1.2 Klaagster werd verdacht van belaging (art 285b lid 1), gepleegd op 31 januari 2010 te W.. Het arrondissementsparket ’s-Hertogenbosch heeft klaagster bij brief d.d. 11 januari 2012 bericht dat zij ter zake hiervan niet zal worden vervolgd onder de voorwaarde dat zij zich gedurende een proeftijd van 2 jaren niet aan enig strafbaar feit zal schuldig maken dan wel op andere wijze zich zal misdragen.
2. KLACHT
De voorzitter begrijpt de klacht, zakelijk weergegeven, aldus dat verweerder tuchtrechtelijk verwijtbaar heeft gehandeld als bedoeld in artikel 46 Advocatenwet doordat:
verweerder ten onrechte tegen klaagster aangifte heeft gedaan van “stalking” bij de politie, waardoor klaagster 2 jaar voorwaardelijk heeft gekregen.
3. BEOORDELING
3.1 De voorzitter begrijpt uit de aan de aan de raad overgelegde stukken dat klaagster verweerder verwijt dat hij aangifte van belaging (“stalking”) heeft gedaan bij de politie. Uit de door klaagster overgelegde stukken valt niet op te maken of, en zo ja wanneer, door verweerder tegen klaagster aangifte zou zijn gedaan, en of deze vermeende aangifte heeft geleid tot het voorwaardelijke sepot, zodat de klacht alleen al op grond hiervan feitelijk niet is komen vast te staan en op grond daarvan dient te worden afgewezen.

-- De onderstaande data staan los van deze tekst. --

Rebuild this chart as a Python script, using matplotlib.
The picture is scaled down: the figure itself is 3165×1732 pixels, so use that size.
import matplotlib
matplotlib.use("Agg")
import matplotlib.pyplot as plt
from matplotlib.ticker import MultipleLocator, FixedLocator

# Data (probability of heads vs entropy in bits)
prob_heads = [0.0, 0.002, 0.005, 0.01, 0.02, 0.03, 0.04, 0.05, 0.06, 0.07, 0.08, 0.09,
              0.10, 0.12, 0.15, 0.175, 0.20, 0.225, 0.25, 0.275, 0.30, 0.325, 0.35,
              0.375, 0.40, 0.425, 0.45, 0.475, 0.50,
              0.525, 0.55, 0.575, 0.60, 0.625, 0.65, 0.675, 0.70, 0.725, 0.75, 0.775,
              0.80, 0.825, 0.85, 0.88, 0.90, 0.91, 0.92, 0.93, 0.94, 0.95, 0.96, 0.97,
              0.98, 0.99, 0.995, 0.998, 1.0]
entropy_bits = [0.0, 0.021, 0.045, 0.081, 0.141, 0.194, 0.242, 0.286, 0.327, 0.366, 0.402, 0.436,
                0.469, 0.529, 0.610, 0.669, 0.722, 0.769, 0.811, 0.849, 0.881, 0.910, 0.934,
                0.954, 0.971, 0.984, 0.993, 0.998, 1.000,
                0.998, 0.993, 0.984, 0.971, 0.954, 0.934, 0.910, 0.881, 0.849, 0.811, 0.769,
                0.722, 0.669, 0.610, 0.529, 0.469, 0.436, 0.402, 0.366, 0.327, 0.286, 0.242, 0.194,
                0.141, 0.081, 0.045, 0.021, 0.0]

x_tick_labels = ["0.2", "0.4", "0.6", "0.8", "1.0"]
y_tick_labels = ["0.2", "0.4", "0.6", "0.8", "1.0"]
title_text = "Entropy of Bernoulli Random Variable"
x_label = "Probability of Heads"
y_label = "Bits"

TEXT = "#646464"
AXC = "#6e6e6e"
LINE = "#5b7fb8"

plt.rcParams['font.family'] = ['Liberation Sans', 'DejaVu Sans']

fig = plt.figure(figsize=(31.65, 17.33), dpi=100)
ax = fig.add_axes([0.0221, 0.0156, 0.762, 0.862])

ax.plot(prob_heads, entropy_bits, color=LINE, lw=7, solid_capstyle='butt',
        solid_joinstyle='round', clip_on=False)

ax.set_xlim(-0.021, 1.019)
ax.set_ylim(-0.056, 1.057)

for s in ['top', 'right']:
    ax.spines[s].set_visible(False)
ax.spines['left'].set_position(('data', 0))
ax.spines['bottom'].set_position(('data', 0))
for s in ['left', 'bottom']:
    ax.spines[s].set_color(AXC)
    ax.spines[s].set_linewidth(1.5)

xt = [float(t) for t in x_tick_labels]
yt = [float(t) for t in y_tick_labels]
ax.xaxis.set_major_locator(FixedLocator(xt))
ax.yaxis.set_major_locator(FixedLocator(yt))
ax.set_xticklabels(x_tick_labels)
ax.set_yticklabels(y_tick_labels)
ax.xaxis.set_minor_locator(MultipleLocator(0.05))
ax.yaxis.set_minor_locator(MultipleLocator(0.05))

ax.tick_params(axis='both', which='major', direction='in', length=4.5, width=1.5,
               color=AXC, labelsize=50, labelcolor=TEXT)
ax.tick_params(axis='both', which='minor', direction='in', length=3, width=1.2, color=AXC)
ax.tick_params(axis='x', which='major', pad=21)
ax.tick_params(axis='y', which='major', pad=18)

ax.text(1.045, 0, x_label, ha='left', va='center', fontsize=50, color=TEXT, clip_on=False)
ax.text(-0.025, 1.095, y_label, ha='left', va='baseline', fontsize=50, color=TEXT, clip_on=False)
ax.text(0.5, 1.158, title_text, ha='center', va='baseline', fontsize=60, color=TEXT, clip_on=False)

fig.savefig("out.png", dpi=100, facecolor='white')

3.2 De voorzitter overweegt ten overvloede dat ook indien mocht komen vast te staan dat verweerder aangifte zou hebben gedaan tegen klaagster, hem hiervan geen tuchtrechtelijk verwijt te maken valt. Het staat een advocaat vrij aangifte te doen van een volgens hem begaan strafbaar feit, ook indien het een oud cli ë nt betreft.
BESLISSING
De voorzitter:
wijst de klacht als kennelijk ongegrond af.
Aldus gegeven door mr. E.P. van Unen, voorzitter, met bijstand van mr. I.J.M. Huysmans-van Opstal, als griffier op 20 augustus 2013.
griffier voorzitter
Deze beslissing is in afschrift op 20 augustus 2013
per gewone en per aangetekende post verzonden aan:
- klaagster
per gewone post verzonden aan:
- verweerder
- de deken van de Orde van Advocaten in het arrondissement Oost-Brabant.
Ingevolge artikel 46h lid 1 van de Advocatenwet kunnen klager en de deken van de Orde van Advocaten in het arrondissement Oost-Brabant binnen veertien dagen na verzending van het afschrift van deze beslissing schriftelijk verzet doen bij de Raad van Discipline in het ressort ‘s-Hertogenbosch, Postbus 3115, 4800 DC Breda (fax: 076-5490569) . Het verzet wordt ingesteld door middel van indiening van een verzetschrift (in tweevoud), waarin de gronden van het verzet voorzien van een motivering worden omschreven. De termijn van 14 dagen begint op de dag volgend op die van verzending van de beslissing. Uiterlijk op de veertiende dag van die termijn moet het verzetschrift derhalve ontvangen zijn op de griffie van de raad van discipline. Verlenging van de termijn van 14 dagen is niet mogelijk.
Het verzetschrift kan op de volgende wijzen worden ingediend bij de raad van discipline:
a. Per post
Het verzetschrift dient samen met de beslissing waarvan verzet in tweevoud, per post te worden toegezonden aan de griffie van de raad.
Het postadres van de griffie van de raad van discipline is:
Postbus 3115, 4800 DC Breda
b. Bezorging
De griffie is gevestigd aan het adres Lage Mosten 7, Breda.
Teneinde er zeker van te zijn dat voor de ontvangst getekend kan worden of dat pakketten die niet in een reguliere brievenbus besteld kunnen worden, afgegeven kunnen worden dient u vooraf telefonisch contact op te nemen met de griffie van de raad. Het telefoonnummer van de raad van discipline is : 076-54 90 568.
c. Per fax
Het faxnummer van de raad van discipline is 076 – 54 90 569. Tegelijkertijd met de indiening per fax dient het verzetschrift samen met een afschrift van de beslissing waarvan verzet in tweevoud per post te worden toegezonden aan de griffie van de raad van discipline.